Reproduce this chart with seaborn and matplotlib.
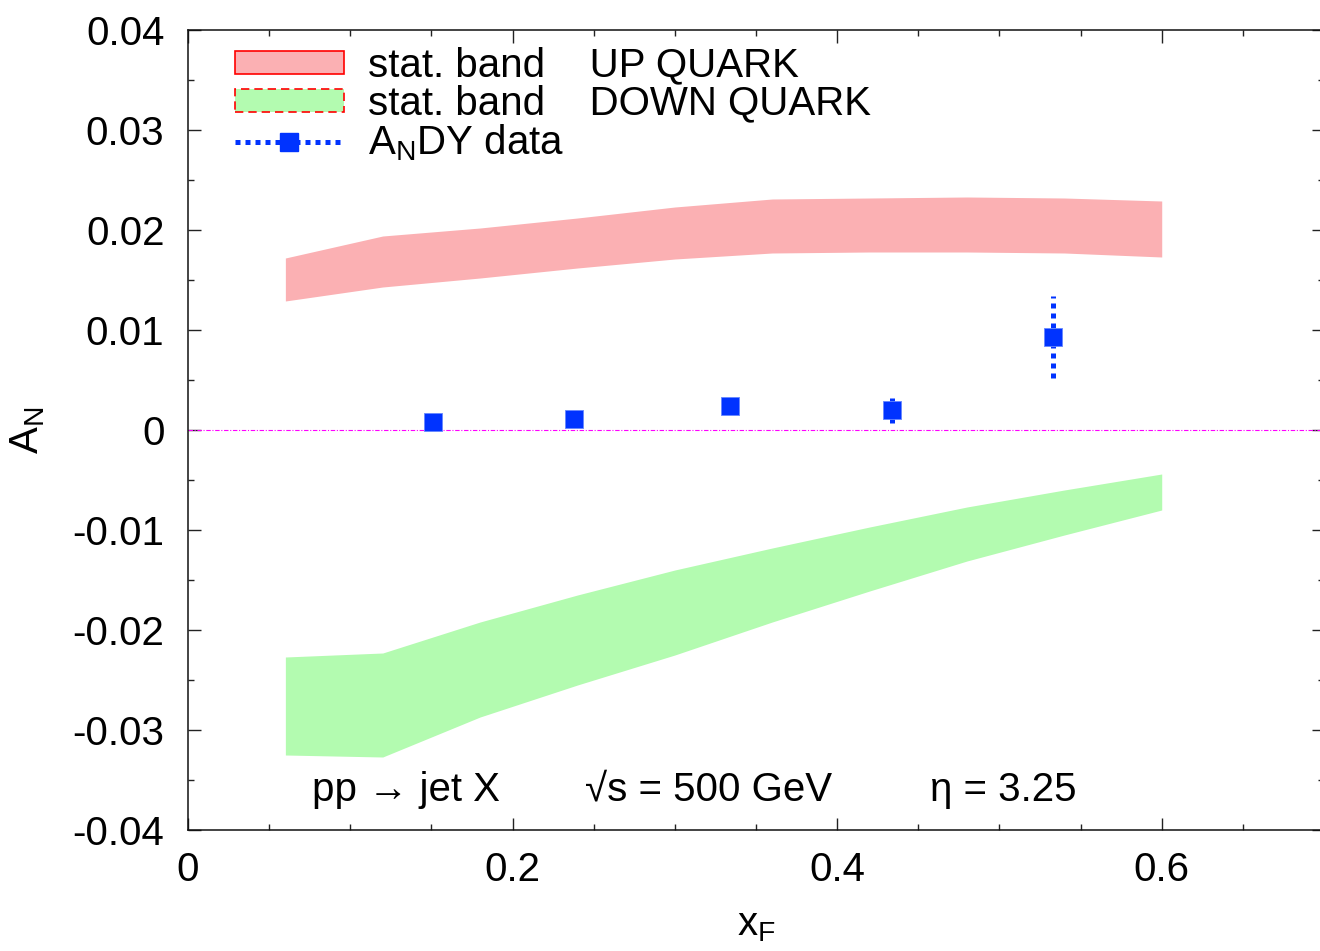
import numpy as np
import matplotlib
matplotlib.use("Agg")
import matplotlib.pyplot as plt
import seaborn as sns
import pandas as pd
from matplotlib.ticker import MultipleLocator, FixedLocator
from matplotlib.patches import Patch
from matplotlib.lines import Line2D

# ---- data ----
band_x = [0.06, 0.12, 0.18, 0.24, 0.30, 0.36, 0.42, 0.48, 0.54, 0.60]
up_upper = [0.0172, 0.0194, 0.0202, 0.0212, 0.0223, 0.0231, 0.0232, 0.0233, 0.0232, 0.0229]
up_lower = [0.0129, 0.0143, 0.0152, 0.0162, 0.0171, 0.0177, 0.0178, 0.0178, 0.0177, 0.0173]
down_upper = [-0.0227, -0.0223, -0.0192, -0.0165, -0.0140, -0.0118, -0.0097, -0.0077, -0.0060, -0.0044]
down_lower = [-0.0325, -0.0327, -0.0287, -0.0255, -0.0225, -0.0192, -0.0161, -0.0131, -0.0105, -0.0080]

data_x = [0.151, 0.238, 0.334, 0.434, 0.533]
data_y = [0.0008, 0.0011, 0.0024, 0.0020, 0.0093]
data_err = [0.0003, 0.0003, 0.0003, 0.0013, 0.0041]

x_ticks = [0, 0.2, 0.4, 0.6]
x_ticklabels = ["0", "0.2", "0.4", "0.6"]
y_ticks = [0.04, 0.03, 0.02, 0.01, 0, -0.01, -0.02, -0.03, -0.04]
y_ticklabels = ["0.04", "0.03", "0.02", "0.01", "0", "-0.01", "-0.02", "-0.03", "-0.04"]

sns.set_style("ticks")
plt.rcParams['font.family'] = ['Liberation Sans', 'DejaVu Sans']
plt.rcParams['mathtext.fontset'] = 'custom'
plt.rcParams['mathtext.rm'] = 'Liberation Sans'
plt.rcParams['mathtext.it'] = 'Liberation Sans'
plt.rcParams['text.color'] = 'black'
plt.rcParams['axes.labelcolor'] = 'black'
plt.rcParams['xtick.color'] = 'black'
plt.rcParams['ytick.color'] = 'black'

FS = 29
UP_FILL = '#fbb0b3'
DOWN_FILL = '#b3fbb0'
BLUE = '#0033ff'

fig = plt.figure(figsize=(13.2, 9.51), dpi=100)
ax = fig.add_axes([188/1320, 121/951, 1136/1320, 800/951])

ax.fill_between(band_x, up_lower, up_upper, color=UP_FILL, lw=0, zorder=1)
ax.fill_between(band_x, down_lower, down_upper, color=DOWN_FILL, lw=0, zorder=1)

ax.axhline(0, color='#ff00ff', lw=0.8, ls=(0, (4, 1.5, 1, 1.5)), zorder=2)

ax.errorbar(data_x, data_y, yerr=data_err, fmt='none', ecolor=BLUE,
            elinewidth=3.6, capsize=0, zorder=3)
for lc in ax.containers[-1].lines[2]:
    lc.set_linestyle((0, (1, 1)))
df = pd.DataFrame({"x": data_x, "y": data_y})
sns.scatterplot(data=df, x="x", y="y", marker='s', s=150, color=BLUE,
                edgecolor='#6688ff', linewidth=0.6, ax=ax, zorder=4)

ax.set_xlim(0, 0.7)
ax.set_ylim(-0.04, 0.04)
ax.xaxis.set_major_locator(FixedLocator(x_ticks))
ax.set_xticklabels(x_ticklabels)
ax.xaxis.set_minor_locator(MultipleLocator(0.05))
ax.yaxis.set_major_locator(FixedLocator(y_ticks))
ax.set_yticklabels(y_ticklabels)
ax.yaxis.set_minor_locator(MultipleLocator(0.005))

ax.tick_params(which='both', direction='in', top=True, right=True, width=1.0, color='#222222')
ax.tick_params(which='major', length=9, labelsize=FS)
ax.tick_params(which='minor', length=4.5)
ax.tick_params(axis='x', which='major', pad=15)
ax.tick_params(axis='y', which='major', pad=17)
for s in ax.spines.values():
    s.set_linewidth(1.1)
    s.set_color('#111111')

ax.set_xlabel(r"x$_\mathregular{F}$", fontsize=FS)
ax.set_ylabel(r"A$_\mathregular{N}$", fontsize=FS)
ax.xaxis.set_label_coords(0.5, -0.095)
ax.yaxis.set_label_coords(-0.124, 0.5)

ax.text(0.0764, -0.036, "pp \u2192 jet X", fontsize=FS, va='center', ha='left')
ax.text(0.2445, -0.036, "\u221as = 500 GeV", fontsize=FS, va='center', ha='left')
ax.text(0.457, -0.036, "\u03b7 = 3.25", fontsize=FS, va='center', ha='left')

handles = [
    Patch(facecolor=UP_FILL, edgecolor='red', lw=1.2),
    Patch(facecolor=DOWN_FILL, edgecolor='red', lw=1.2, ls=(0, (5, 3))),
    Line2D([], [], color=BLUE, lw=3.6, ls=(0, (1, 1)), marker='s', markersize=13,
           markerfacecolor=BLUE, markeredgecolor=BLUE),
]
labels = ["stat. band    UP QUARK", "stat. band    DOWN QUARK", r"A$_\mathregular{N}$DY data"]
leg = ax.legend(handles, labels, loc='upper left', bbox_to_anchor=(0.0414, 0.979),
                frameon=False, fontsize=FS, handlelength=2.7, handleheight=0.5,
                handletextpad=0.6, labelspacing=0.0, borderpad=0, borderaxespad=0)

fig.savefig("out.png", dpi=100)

-*-

**CHALLENGE**
Exactly as written, return every line of the listing, but not the pictures.

**WRITTEN SOLUTION**
Reproduce this chart with seaborn and matplotlib.
import numpy as np
import matplotlib
matplotlib.use("Agg")
import matplotlib.pyplot as plt
import seaborn as sns
import pandas as pd
from matplotlib.ticker import MultipleLocator, FixedLocator
from matplotlib.patches import Patch
from matplotlib.lines import Line2D

# ---- data ----
band_x = [0.06, 0.12, 0.18, 0.24, 0.30, 0.36, 0.42, 0.48, 0.54, 0.60]
up_upper = [0.0172, 0.0194, 0.0202, 0.0212, 0.0223, 0.0231, 0.0232, 0.0233, 0.0232, 0.0229]
up_lower = [0.0129, 0.0143, 0.0152, 0.0162, 0.0171, 0.0177, 0.0178, 0.0178, 0.0177, 0.0173]
down_upper = [-0.0227, -0.0223, -0.0192, -0.0165, -0.0140, -0.0118, -0.0097, -0.0077, -0.0060, -0.0044]
down_lower = [-0.0325, -0.0327, -0.0287, -0.0255, -0.0225, -0.0192, -0.0161, -0.0131, -0.0105, -0.0080]

data_x = [0.151, 0.238, 0.334, 0.434, 0.533]
data_y = [0.0008, 0.0011, 0.0024, 0.0020, 0.0093]
data_err = [0.0003, 0.0003, 0.0003, 0.0013, 0.0041]

x_ticks = [0, 0.2, 0.4, 0.6]
x_ticklabels = ["0", "0.2", "0.4", "0.6"]
y_ticks = [0.04, 0.03, 0.02, 0.01, 0, -0.01, -0.02, -0.03, -0.04]
y_ticklabels = ["0.04", "0.03", "0.02", "0.01", "0", "-0.01", "-0.02", "-0.03", "-0.04"]

sns.set_style("ticks")
plt.rcParams['font.family'] = ['Liberation Sans', 'DejaVu Sans']
plt.rcParams['mathtext.fontset'] = 'custom'
plt.rcParams['mathtext.rm'] = 'Liberation Sans'
plt.rcParams['mathtext.it'] = 'Liberation Sans'
plt.rcParams['text.color'] = 'black'
plt.rcParams['axes.labelcolor'] = 'black'
plt.rcParams['xtick.color'] = 'black'
plt.rcParams['ytick.color'] = 'black'

FS = 29
UP_FILL = '#fbb0b3'
DOWN_FILL = '#b3fbb0'
BLUE = '#0033ff'

fig = plt.figure(figsize=(13.2, 9.51), dpi=100)
ax = fig.add_axes([188/1320, 121/951, 1136/1320, 800/951])

ax.fill_between(band_x, up_lower, up_upper, color=UP_FILL, lw=0, zorder=1)
ax.fill_between(band_x, down_lower, down_upper, color=DOWN_FILL, lw=0, zorder=1)

ax.axhline(0, color='#ff00ff', lw=0.8, ls=(0, (4, 1.5, 1, 1.5)), zorder=2)

ax.errorbar(data_x, data_y, yerr=data_err, fmt='none', ecolor=BLUE,
            elinewidth=3.6, capsize=0, zorder=3)
for lc in ax.containers[-1].lines[2]:
    lc.set_linestyle((0, (1, 1)))
df = pd.DataFrame({"x": data_x, "y": data_y})
sns.scatterplot(data=df, x="x", y="y", marker='s', s=150, color=BLUE,
                edgecolor='#6688ff', linewidth=0.6, ax=ax, zorder=4)

ax.set_xlim(0, 0.7)
ax.set_ylim(-0.04, 0.04)
ax.xaxis.set_major_locator(FixedLocator(x_ticks))
ax.set_xticklabels(x_ticklabels)
ax.xaxis.set_minor_locator(MultipleLocator(0.05))
ax.yaxis.set_major_locator(FixedLocator(y_ticks))
ax.set_yticklabels(y_ticklabels)
ax.yaxis.set_minor_locator(MultipleLocator(0.005))

ax.tick_params(which='both', direction='in', top=True, right=True, width=1.0, color='#222222')
ax.tick_params(which='major', length=9, labelsize=FS)
ax.tick_params(which='minor', length=4.5)
ax.tick_params(axis='x', which='major', pad=15)
ax.tick_params(axis='y', which='major', pad=17)
for s in ax.spines.values():
    s.set_linewidth(1.1)
    s.set_color('#111111')

ax.set_xlabel(r"x$_\mathregular{F}$", fontsize=FS)
ax.set_ylabel(r"A$_\mathregular{N}$", fontsize=FS)
ax.xaxis.set_label_coords(0.5, -0.095)
ax.yaxis.set_label_coords(-0.124, 0.5)

ax.text(0.0764, -0.036, "pp \u2192 jet X", fontsize=FS, va='center', ha='left')
ax.text(0.2445, -0.036, "\u221as = 500 GeV", fontsize=FS, va='center', ha='left')
ax.text(0.457, -0.036, "\u03b7 = 3.25", fontsize=FS, va='center', ha='left')

handles = [
    Patch(facecolor=UP_FILL, edgecolor='red', lw=1.2),
    Patch(facecolor=DOWN_FILL, edgecolor='red', lw=1.2, ls=(0, (5, 3))),
    Line2D([], [], color=BLUE, lw=3.6, ls=(0, (1, 1)), marker='s', markersize=13,
           markerfacecolor=BLUE, markeredgecolor=BLUE),
]
labels = ["stat. band    UP QUARK", "stat. band    DOWN QUARK", r"A$_\mathregular{N}$DY data"]
leg = ax.legend(handles, labels, loc='upper left', bbox_to_anchor=(0.0414, 0.979),
                frameon=False, fontsize=FS, handlelength=2.7, handleheight=0.5,
                handletextpad=0.6, labelspacing=0.0, borderpad=0, borderaxespad=0)

fig.savefig("out.png", dpi=100)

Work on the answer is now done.